Audio Processor

Audio Processors

Audio Processor, blue

What is an Audio Processor?

Audio processors are electronic devices that manipulate audio signals to improve their quality, add effects, or change their properties.
In the studio, they become essential, as they are usually the last piece of equipment that your audio signal goes through before it is transmitted. They improve and optimize the sound quality or your radio, thus giving it a unique sound with its own character.
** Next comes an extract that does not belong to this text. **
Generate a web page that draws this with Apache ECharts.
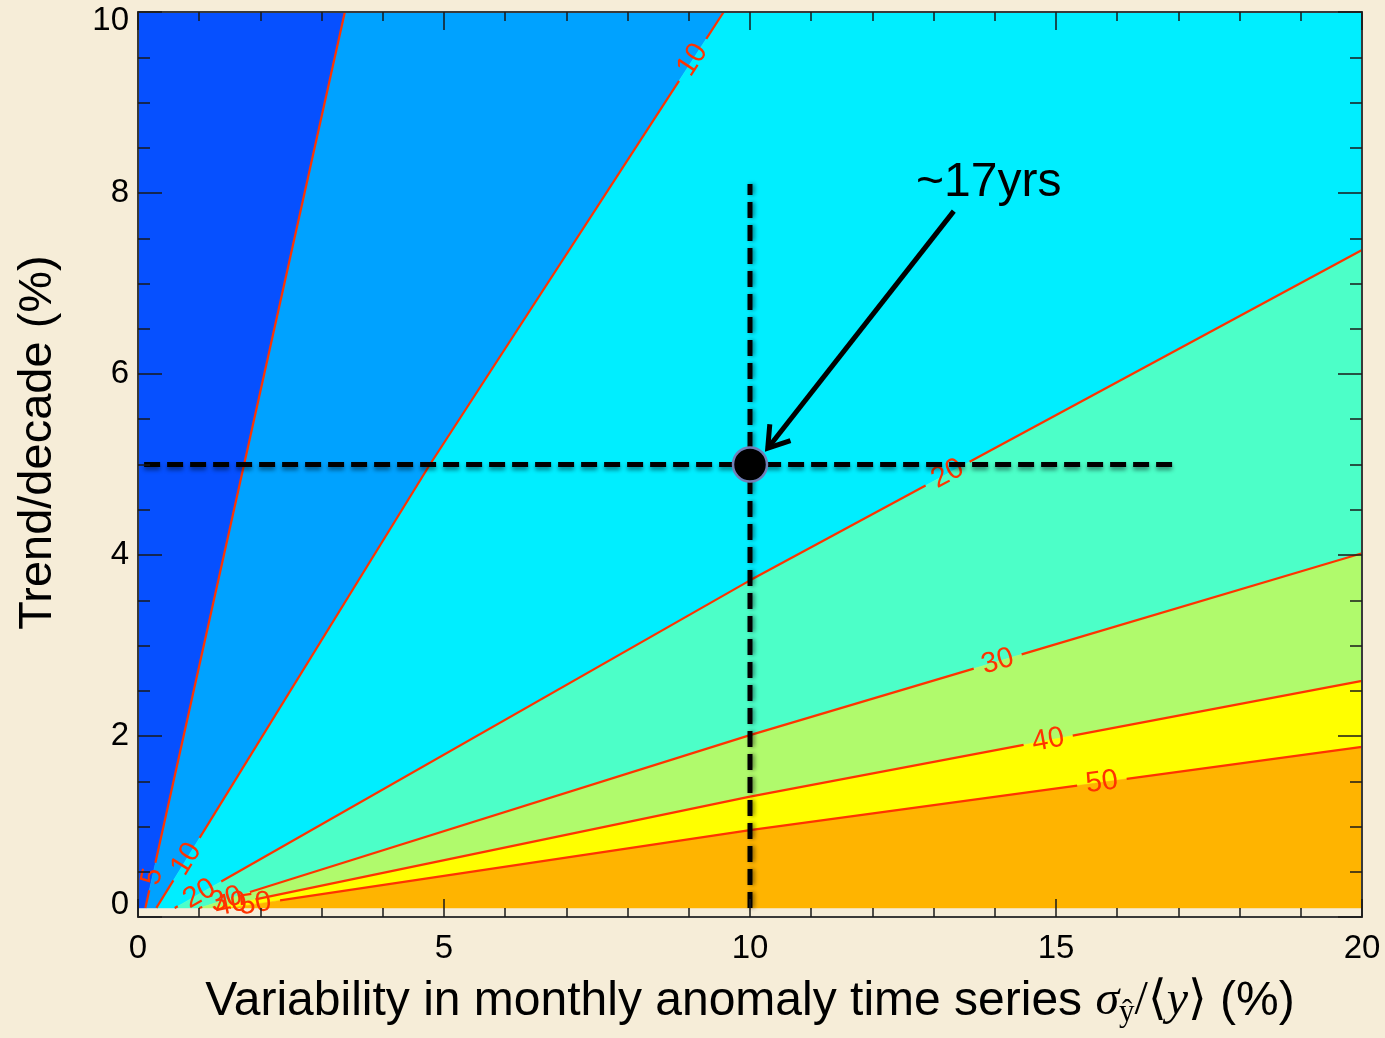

Main features of an Audio Processor

Audio processors can perform a variety of functions, such as:

  • Equalization: Adjusting the frequency balance of an audio signal to improve its clarity and intelligibility.
  • Compression: Reducing the dynamic range of an audio signal, making it louder and more consistent.
  • Limiting: Preventing an audio signal from exceeding a certain level, to avoid clipping and distortion.
  • Gating: Silencing an audio signal below a certain threshold, to reduce noise and feedback.
  • Reverberation: Adding the effect of echo or ambience to an audio signal.
  • Delay: Creating a time delay between two audio signals, to create rhythmic effects or to compensate for latency.
  • Chorus: Creating a doubling effect on an audio signal, to make it sound thicker and fuller.
  • Flanging: Creating a phasing effect on an audio signal, to create a swirling or wobbly sound.

Analog or Digital?

Audio Processors can be analog or digital.

An Analog audio processor directly alters the electric signal coming from the transmitter, before this goes through the amplifier(s) and ultimately reaches the speakers that will then project it as audio waves.

A Digital processor, on the other hand, intervenes in the digital representation – a sequence of symbols, usually binary numbers – of the signal.

Choosing between these two options is merely a question of the type of broadcasting that is intended.

What are the main advantages of using an audio processor?

Here are some of the benefits of using audio processors:

Improve the sound quality: Audio processors can help to improve the sound quality of audio signals in a number of ways. For example, equalization can be used to correct frequency imbalances, compression can make audio signals sound louder and more consistent, and limiting can prevent clipping and distortion.

Add effects: Audio processors can be used to add a wide range of effects to audio signals, such as reverb, delay, chorus, and flange. These effects can be used to create a variety of creative sounds and to enhance the listening experience – you can choose between several audio moods, such as jazz, pop, rock, classical, etc...or even create your own sound!

Optimize sound for different contexts: Audio processors can be used to optimize the sound of audio signals for different contexts. For example, a live sound engineer might use audio processors to make a band sound louder and more punchy, while a mastering engineer might use audio processors to make a song sound more polished and professional.

Concluding thoughts

Mainly designed for medium/small radios (local radio stations, community radios, web radios), the Audio Processor combines ease of use, flexibility and robustness. From a technical point of view, it is a combination of a multiband compressor/limiter and a parametric equalizer together with other effects. It compresses the overall dynamics of the program, but it is also possible to increase the volume, because it prevents against over-deviation, clipping and other saturations – all effects that create distortion.

If you are serious about audio production, then using audio processors is essential. The final result will be a “louder” and “bigger" sound for your radio.
There is a psychological reason behind it: when searching on the radio dial, people stop to listen at the radio that sounds louder, bigger and better – and this increases your audience.